The Reserve Bank of India (RBI) on Thursday barred Mahindra & Mahindra Financial Services from carrying out recovery or repossession activity through third-party until further notice. However, the company is allowed to carry out the activity through its own employees. RBI’s ban comes after certain material supervisory concerns observed in the company.
In a statement, RBI said, “directed Mahindra & Mahindra Financial Services Ltd. (MMFSL), Mumbai, to immediately cease carrying out any recovery or repossession activity through outsourcing arrangements, till further orders.”
“However, the said NBFC may continue to carry out recovery or repossession activities, through its own employees,” it added.
RBI said, this action is based on certain material supervisory concerns observed in the said NBFC, with regard to the management of its outsourcing activities.
Earlier this week, a 27-year-old pregnant woman allegedly was crushed to death under a tractor which was forcibly driven away by the recovery agent of the said NBFC in the Hazaribagh district of Jharkhand. The victim was the daughter of a specially-abled farmer. The recovery agent refused to listen to the farmer’s plea and kept on driving the tractor, his pregnant daughter, who had reached the spot, ran after the vehicle and was crushed to death under its wheels. She was three-months pregnant.

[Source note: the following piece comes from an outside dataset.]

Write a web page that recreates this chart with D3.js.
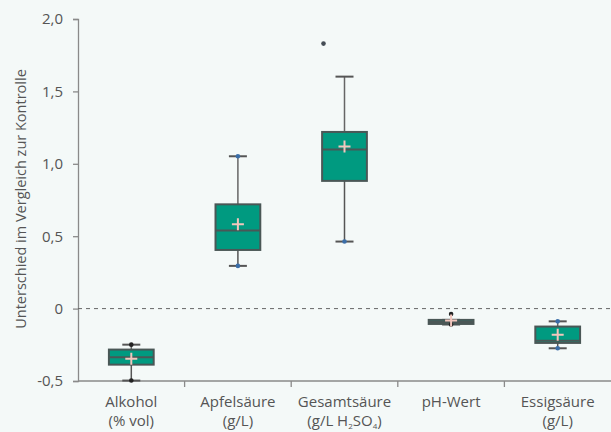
<!DOCTYPE html>
<html><head><meta charset="utf-8">
<script src="https://cdn.jsdelivr.net/npm/d3@7"></script>
<style>
html,body{margin:0;padding:0;background:#f4f9f8;}
svg{display:block;font-family:"Open Sans",sans-serif;}
</style></head><body>
<svg id="c" width="611" height="432"></svg>
<script>
const categories = ["Alkohol","Apfelsäure","Gesamtsäure","pH-Wert","Essigsäure"];
const labelLine2 = ["(% vol)","(g/L)","(g/L H2SO4)","","(g/L)"];
const whiskerLow  = [-0.497, 0.295, 0.463, -0.110, -0.274];
const q1          = [-0.387, 0.405, 0.882, -0.106, -0.237];
const median      = [-0.336, 0.539, 1.098, -0.092, -0.222];
const q3          = [-0.283, 0.720, 1.220, -0.078, -0.124];
const whiskerHigh = [-0.249, 1.052, 1.602, -0.078, -0.088];
const means       = [-0.347, 0.582, 1.119, -0.083, -0.180];
const outliers    = [[], [], [1.830], [-0.037], []];
const endDotLow   = [true, true, true, true, true];
const endDotHigh  = [true, true, false, false, true];
const dotColor    = ["#222","#3b6ea8","#3b6ea8","#222","#3b6ea8"];
const yTicks = [-0.5, 0, 0.5, 1.0, 1.5, 2.0];

const svg = d3.select("#c");
const W = 611, H = 432;
const m = {l:78, r:0, t:19, b:51};
const x = d3.scaleBand().domain(categories).range([m.l, W - m.r]).padding(0);
const y = d3.scaleLinear().domain([-0.5, 2.0]).range([H - m.b, m.t]);
const textCol = "#555";
const axisCol = "#8a8a8a";

// y axis
const yAxis = d3.axisLeft(y).tickValues(yTicks).tickSize(5).tickPadding(10)
  .tickFormat(d => d === 0 ? "0" : d.toFixed(1).replace(".", ","));
const gy = svg.append("g").attr("transform", `translate(${m.l},0)`).call(yAxis);
gy.select(".domain").attr("stroke", axisCol).attr("stroke-width", 1.3);
gy.selectAll(".tick line").attr("stroke", axisCol).attr("stroke-width", 1.3);
gy.selectAll(".tick text").attr("fill", textCol).style("font-size", "15px").style("font-family", "Open Sans");

// x axis line
svg.append("line").attr("x1", m.l).attr("x2", W).attr("y1", y(-0.5)).attr("y2", y(-0.5))
  .attr("stroke", axisCol).attr("stroke-width", 1.5);
// boundary ticks
categories.slice(1).forEach(c => {
  svg.append("line").attr("x1", x(c)).attr("x2", x(c)).attr("y1", y(-0.5)).attr("y2", y(-0.5) + 6)
    .attr("stroke", axisCol).attr("stroke-width", 1.3);
});

// zero line
svg.append("line").attr("x1", m.l).attr("x2", W).attr("y1", y(0)).attr("y2", y(0))
  .attr("stroke", "#666").attr("stroke-width", 1).attr("stroke-dasharray", "4,4");

// x labels
categories.forEach((c, i) => {
  const cx = x(c) + x.bandwidth() / 2;
  svg.append("text").attr("x", cx).attr("y", 407).attr("text-anchor", "middle")
    .attr("fill", textCol).style("font-size", "15px").text(c);
  const l2 = labelLine2[i];
  if (!l2) return;
  const t = svg.append("text").attr("x", cx).attr("y", 426).attr("text-anchor", "middle")
    .attr("fill", textCol).style("font-size", "15px");
  const m2 = l2.match(/^(.*H)2(SO)4(\))$/);
  if (m2) {
    t.append("tspan").text(m2[1]);
    t.append("tspan").attr("dy", 3).style("font-size", "8px").text("2");
    t.append("tspan").attr("dy", -3).text(m2[2]);
    t.append("tspan").attr("dy", 3).style("font-size", "8px").text("4");
    t.append("tspan").attr("dy", -3).text(m2[3]);
  } else t.text(l2);
});

// y title
svg.append("text").attr("transform", `translate(26,${(y(2) + y(-0.5)) / 2 - 1}) rotate(-90)`)
  .attr("text-anchor", "middle").attr("fill", textCol).style("font-size", "14.5px")
  .text("Unterschied im Vergleich zur Kontrolle");

// boxes
const boxW = x.bandwidth() * 0.42, capW = 18;
const g = svg.append("g");
categories.forEach((c, i) => {
  const cx = x(c) + x.bandwidth() / 2;
  // whiskers
  g.append("line").attr("x1", cx).attr("x2", cx).attr("y1", y(whiskerHigh[i])).attr("y2", y(q3[i]))
    .attr("stroke", "#666").attr("stroke-width", 1.5);
  g.append("line").attr("x1", cx).attr("x2", cx).attr("y1", y(q1[i])).attr("y2", y(whiskerLow[i]))
    .attr("stroke", "#555").attr("stroke-width", 1.5);
  [whiskerHigh[i], whiskerLow[i]].forEach(v => {
    g.append("line").attr("x1", cx - capW / 2).attr("x2", cx + capW / 2).attr("y1", y(v)).attr("y2", y(v))
      .attr("stroke", "#555").attr("stroke-width", 2);
  });
  // box
  g.append("rect").attr("x", cx - boxW / 2).attr("width", boxW)
    .attr("y", y(q3[i])).attr("height", Math.max(y(q1[i]) - y(q3[i]), 1))
    .attr("fill", "#009a80").attr("stroke", "#4a5756").attr("stroke-width", 2);
  g.append("line").attr("x1", cx - boxW / 2).attr("x2", cx + boxW / 2).attr("y1", y(median[i])).attr("y2", y(median[i]))
    .attr("stroke", "#4a5756").attr("stroke-width", 2);
  // end dots
  if (endDotHigh[i]) g.append("circle").attr("cx", cx).attr("cy", y(whiskerHigh[i])).attr("r", 2.3).attr("fill", dotColor[i]);
  if (endDotLow[i]) g.append("circle").attr("cx", cx).attr("cy", y(whiskerLow[i])).attr("r", 2.3).attr("fill", dotColor[i]);
  // outliers
  outliers[i].forEach(v => {
    g.append("circle").attr("cx", cx - (i === 2 ? 21 : 0)).attr("cy", y(v)).attr("r", 2.3).attr("fill", i === 2 ? "#444c55" : "#222");
  });
  // mean cross
  const my = y(means[i]);
  g.append("path").attr("d", `M${cx - 6},${my}H${cx + 6}M${cx},${my - 6}V${my + 6}`)
    .attr("stroke", "#f2c6bd").attr("stroke-width", 2);
});
</script>
</body></html>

Later, Mahindra Group’s CEO and MD Anish Shah had said, “”we will investigate this incident from all aspects and will also undertake an examination of the practice of using third-party collection agencies that has been in existence.”
On BSE, Mahindra Finance shares closed at ₹223.75 apiece flat compared to the previous closing. The company’s market valuation is around ₹27,644.98 crore.
Mahindra Finance, a part of the Mahindra Group, is one of India’s leading non-banking finance companies. Focused on the rural and semi-urban sectors, the Company has over 8.1 million customers and has an AUM of over $11 Billion.
The NBFC is a leading vehicle and tractor financier and provides loans to SMEs while also offering fixed deposits. The Company has 1,384 offices and reaches out to customers spread over 3,80,000 villages and 7,000 towns across the country.
Recently, RBI announced the guidelines on digital lending. The central bank has given regulated entities (RE) till November 30th to put in place adequate systems and processes to ensure that ‘existing digital loans’ comply with fresh lending guidelines. The new norms are applicable to both ‘existing customers availing fresh loans’ and to ‘new customers getting onboarded’.
As per the guidelines, all loan disbursals and repayments are required to be executed only between the bank accounts of the borrower and the RE without any pass-through/ pool account of the LSP or any third party. Meanwhile, an automatic increase in credit limit without explicit consent of the borrower is prohibited.
In the guidelines, RBI had reiterated that outsourcing arrangements entered by Regulated Entities (REs) with a Lending Service Provider (LSP)/ Digital Lending App (DLA) do not diminish the REs’ obligations and they shall continue to conform to the extant guidelines on outsourcing.
RBI’s new guidelines on digital lending come after concerns primarily related to unbridled engagement of third parties, mis-selling, breach of data privacy, unfair business conduct, charging of exorbitant interest rates, and unethical recovery practices.